At times The Gulf suffers from the same flaw of several other excellent volumes of nonfiction, including Andrew Ross Sorkin's Too Big to Fail (2009), and Thomas Piketty's Capital in the 21st Century (2014): Davis looks at the Gulf from seemingly all relevant angles: fisheries, oil production, tourism, history, ecological history, pollution, development and much more. The approach is encyclopedic. Admirable, yes, but a bit exhausting. The historical breadth makes for a book chock-full of fun facts, such as how in the early years of European exploration they had much trouble actually finding the great Mississippi River; oil from Spindletop sold at 3 cents a barrel in 1901; and after World War II the U.S. military used parts of Gulf islands to dispose of munitions, not considering the environmental havoc it could cause.

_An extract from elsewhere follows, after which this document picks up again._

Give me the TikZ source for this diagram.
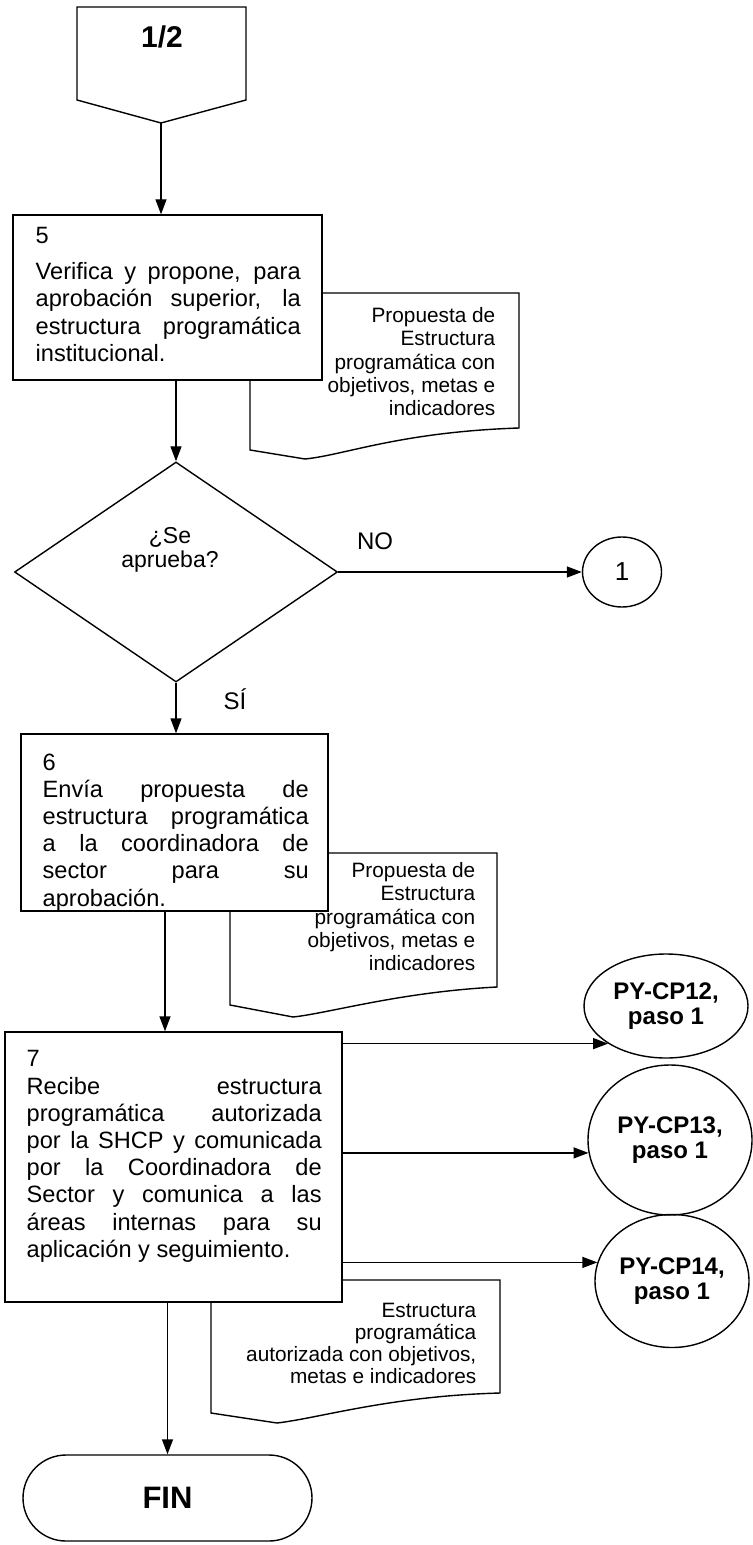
\documentclass[tikz,border=0pt]{standalone}
\usepackage{fontspec}
\setmainfont{Liberation Sans}
\usepackage{tikz}
\usetikzlibrary{arrows.meta, positioning, calc}
\usetikzlibrary{shapes.geometric, shapes.misc}

\begin{document}
\begin{tikzpicture}[>={Triangle[length=7.5pt, width=5.5pt]}, x=0.5pt, y=-0.5pt,
    line width=0.7pt,
    hop/.style={draw, rectangle, fill=white, inner sep=0pt},
    chu/.style={inner sep=0pt, anchor=north west,
        font=\fontsize{11.8}{13.6}\selectfont},
    tailieu/.style={inner sep=0pt, align=right, anchor=north east,
        font=\fontsize{10.4}{11.6}\selectfont},
    tron/.style={draw, ellipse, inner sep=0pt, align=center,
        font=\bfseries\fontsize{12}{12.5}\selectfont}]
    \useasboundingbox (0,0) rectangle (752,1545);

    % Đầu nối sang trang 1/2
    \draw (77,7) -- (246,7) -- (246,100) -- (161,123) -- (77,100) -- cycle;
    \coordinate (dinh) at (161,123);
    \node[font=\bfseries\fontsize{15}{18}\selectfont] (trang) at (162,37) {1/2};

    % Tài liệu (vẽ trước, hộp đè lên)
    \draw[fill=white] (250,450) -- (305,459) .. controls (345,455) and (400,432) .. (519,428)
        -- (519,293) -- (250,293) -- cycle;
    \node[tailieu] (d1) at (496,307) {Propuesta de\\ Estructura\\ programática con\\ objetivos, metas e\\ indicadores};
    \draw[fill=white] (230,1005) -- (293,1017) .. controls (330,1013) and (400,992) .. (497,987)
        -- (497,853) -- (230,853) -- cycle;
    \node[tailieu] (d2) at (476,862) {Propuesta de\\ Estructura\\ programática con\\ objetivos, metas e\\ indicadores};
    \draw[fill=white] (211,1413) -- (277,1423) .. controls (320,1418) and (390,1396) .. (500,1393)
        -- (500,1280) -- (211,1280) -- cycle;
    \node[tailieu, font=\fontsize{10.4}{11}\selectfont] (d3) at (477,1302) {Estructura\\ programática\\ autorizada con objetivos,\\ metas e indicadores};

    % Bước 5
    \node[hop, minimum width=154.5pt, minimum height=82.5pt] (p5) at (167.5,297.5) {};
    \node[chu] (t5) at (35,226.5) {\parbox[t]{132.5pt}{\tolerance=10000
        5\\[4.5pt] Verifica y propone, para\linebreak aprobación superior, la\linebreak
        estructura programática\linebreak institucional.}};

    % Điều kiện
    \node[draw, diamond, minimum width=161.5pt, minimum height=110pt, inner sep=0pt] (hoi) at (176,572) {};
    \node[align=center, font=\fontsize{11.5}{12}\selectfont] (hoitext) at (170,550) {¿Se\\aprueba?};
    \node[font=\fontsize{12}{14}\selectfont] (no) at (375,541) {NO};
    \node[font=\fontsize{12}{14}\selectfont] (si) at (235,699) {SÍ};
    \node[draw, ellipse, minimum width=39.5pt, minimum height=35pt, inner sep=0pt,
        font=\fontsize{13}{15}\selectfont] (mot) at (622,572) {1};

    % Bước 6
    \node[hop, minimum width=153.5pt, minimum height=88.5pt] (p6) at (174.5,822.5) {};
    \node[chu] (t6) at (42,753) {\parbox[t]{133pt}{\tolerance=10000
        6\\ Envía propuesta de\linebreak estructura programática\linebreak
        a la coordinadora de\linebreak sector para su\linebreak aprobación.}};

    % Bước 7
    \node[hop, minimum width=168.5pt, minimum height=135pt] (p7) at (173.5,1167) {};
    \node[chu] (t7) at (26,1050) {\parbox[t]{147.5pt}{\tolerance=10000
        7\\ Recibe estructura\linebreak programática autorizada\linebreak
        por la SHCP y comunicada\linebreak por la Coordinadora de\linebreak
        Sector y comunica a las\linebreak áreas internas para su\linebreak
        aplicación y seguimiento.}};

    % Các thủ tục liên quan
    \node[tron, minimum width=82pt, minimum height=52pt] (c12) at (666,1006) {PY-CP12,\\paso 1};
    \node[tron, minimum width=82pt, minimum height=75pt] (c13) at (670,1140) {PY-CP13,\\paso 1};
    \node[tron, minimum width=77pt, minimum height=66.5pt] (c14) at (672,1281) {PY-CP14,\\paso 1};

    % Kết thúc
    \node[draw, rounded rectangle, minimum width=144.5pt, minimum height=43pt, inner sep=0pt,
        font=\bfseries\fontsize{15.5}{18}\selectfont] (ket) at (167.5,1498) {FIN};

    % Mũi tên nối
    \draw[->] (dinh) -- (dinh |- p5.north);
    \draw[->] (p5.south -| hoi.north) -- (hoi.north);
    \draw[->] (hoi.east) -- (mot.west);
    \draw[->] (hoi.south) -- (hoi.south |- p6.north);
    \draw[->] ([xshift=-4.75pt]p6.south) -- ([xshift=-4.75pt]p6.south |- p7.north);
    \draw[->] (p7.east |- c12.213) -- (c12.213);
    \draw[->] (p7.east |- c13.189) -- (c13.189);
    \draw[->] (p7.east |- c14.166) -- (c14.166);
    \draw[->] (ket.north |- p7.south) -- (ket.north);
\end{tikzpicture}
\end{document}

Vessels assist in the drilling of the Deepwater Horizon relief near the coast of Louisiana at sunset in September 2010.
(DMN file/AP Photo/Patrick Semansky)

Chapter 13 focuses on hurricanes, starting at the Galveston's Great Storm of 1900 (in which some of my own ancestors perished): "No so-called natural event has killed as many people — more than eight thousand, according to the National Hurricane Center . . . more than the combined tallies of dead in the 1889 Johnstown flood and the 1906 San Francisco earthquake. "

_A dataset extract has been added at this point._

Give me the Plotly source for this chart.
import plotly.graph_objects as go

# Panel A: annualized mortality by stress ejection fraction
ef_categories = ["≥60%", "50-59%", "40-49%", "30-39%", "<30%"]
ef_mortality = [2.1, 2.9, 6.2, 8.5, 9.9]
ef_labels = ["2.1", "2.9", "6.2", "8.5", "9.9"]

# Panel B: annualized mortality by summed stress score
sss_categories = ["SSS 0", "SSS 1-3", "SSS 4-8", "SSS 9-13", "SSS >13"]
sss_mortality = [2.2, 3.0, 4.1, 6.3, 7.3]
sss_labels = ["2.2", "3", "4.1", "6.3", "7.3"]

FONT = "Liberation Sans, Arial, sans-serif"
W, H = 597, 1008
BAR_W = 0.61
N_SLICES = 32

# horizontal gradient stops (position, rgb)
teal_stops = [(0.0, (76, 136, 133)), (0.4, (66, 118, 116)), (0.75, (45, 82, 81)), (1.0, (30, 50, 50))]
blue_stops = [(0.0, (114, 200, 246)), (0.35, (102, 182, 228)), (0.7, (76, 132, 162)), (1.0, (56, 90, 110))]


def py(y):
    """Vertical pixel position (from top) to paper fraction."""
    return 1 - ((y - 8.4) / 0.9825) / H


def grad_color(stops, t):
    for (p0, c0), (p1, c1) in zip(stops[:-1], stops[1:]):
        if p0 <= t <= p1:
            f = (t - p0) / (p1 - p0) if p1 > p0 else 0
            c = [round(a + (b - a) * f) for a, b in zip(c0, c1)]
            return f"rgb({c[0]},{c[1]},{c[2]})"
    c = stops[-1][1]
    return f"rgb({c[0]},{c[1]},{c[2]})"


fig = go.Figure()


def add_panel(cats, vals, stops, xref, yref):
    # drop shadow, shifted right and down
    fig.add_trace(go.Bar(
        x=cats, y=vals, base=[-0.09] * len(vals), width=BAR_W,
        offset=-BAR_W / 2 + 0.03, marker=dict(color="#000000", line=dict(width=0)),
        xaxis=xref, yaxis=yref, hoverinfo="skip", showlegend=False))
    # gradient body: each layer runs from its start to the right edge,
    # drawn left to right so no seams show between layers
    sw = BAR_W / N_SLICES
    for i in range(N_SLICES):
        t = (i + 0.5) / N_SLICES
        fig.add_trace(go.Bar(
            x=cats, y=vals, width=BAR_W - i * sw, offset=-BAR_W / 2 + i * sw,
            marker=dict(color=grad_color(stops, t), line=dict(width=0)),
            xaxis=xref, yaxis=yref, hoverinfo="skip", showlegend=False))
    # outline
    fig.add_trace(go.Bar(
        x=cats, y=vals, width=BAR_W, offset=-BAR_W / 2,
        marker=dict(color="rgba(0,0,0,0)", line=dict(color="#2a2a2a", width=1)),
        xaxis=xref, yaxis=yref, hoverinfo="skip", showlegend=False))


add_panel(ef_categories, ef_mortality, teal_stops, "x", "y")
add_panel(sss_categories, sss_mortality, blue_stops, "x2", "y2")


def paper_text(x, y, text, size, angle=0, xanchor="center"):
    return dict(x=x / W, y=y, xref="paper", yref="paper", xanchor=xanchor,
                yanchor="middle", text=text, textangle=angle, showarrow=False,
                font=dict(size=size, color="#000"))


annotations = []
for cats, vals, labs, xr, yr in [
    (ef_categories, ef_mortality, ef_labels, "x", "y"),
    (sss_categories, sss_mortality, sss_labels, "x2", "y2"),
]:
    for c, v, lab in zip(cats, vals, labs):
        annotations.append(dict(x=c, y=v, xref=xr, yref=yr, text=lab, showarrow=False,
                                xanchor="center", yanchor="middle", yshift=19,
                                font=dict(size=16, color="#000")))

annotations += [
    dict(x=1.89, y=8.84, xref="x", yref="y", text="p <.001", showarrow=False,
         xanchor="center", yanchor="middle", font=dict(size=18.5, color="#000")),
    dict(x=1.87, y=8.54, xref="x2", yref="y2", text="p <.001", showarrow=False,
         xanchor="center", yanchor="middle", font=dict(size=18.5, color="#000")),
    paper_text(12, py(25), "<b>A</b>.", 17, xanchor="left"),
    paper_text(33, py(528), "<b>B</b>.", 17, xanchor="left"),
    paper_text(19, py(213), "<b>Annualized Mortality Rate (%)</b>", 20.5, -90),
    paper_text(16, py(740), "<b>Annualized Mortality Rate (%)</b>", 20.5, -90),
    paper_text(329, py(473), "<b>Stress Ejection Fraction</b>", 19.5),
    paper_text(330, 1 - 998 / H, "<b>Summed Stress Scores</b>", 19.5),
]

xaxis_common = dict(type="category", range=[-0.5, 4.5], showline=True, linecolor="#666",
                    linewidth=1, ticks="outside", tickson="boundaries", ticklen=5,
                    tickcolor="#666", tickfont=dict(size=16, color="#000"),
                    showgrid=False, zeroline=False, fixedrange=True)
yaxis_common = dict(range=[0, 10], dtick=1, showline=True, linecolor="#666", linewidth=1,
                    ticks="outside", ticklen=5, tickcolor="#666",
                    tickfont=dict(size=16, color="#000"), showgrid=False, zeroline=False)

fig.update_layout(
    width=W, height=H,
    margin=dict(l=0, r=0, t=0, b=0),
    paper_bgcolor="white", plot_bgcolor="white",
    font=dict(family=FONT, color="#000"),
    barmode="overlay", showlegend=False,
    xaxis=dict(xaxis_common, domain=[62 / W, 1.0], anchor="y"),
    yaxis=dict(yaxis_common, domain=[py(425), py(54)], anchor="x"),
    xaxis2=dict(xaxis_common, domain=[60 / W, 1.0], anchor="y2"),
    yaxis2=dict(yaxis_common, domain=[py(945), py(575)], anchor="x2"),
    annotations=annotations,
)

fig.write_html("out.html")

The story continues through the storms of the 50s and 60s (Betsy, Carla and Camille) to Katrina, Ivan and their aftermaths. His summation of the current state of the Gulf's health is a gloomy one, in which "natural" disasters are exacerbated by bad economic and environmental policy decisions: "Louisiana has been declared a 'petrocolonial' state, and it's hard to argue with that assertion. The legislature almost always votes the industry's calling, and the courts rarely decide against it."

But all is not lost. He chooses to end this eloquent tome with an upbeat warning: "We cannot destroy or control the sea, although we can diminish its gifts."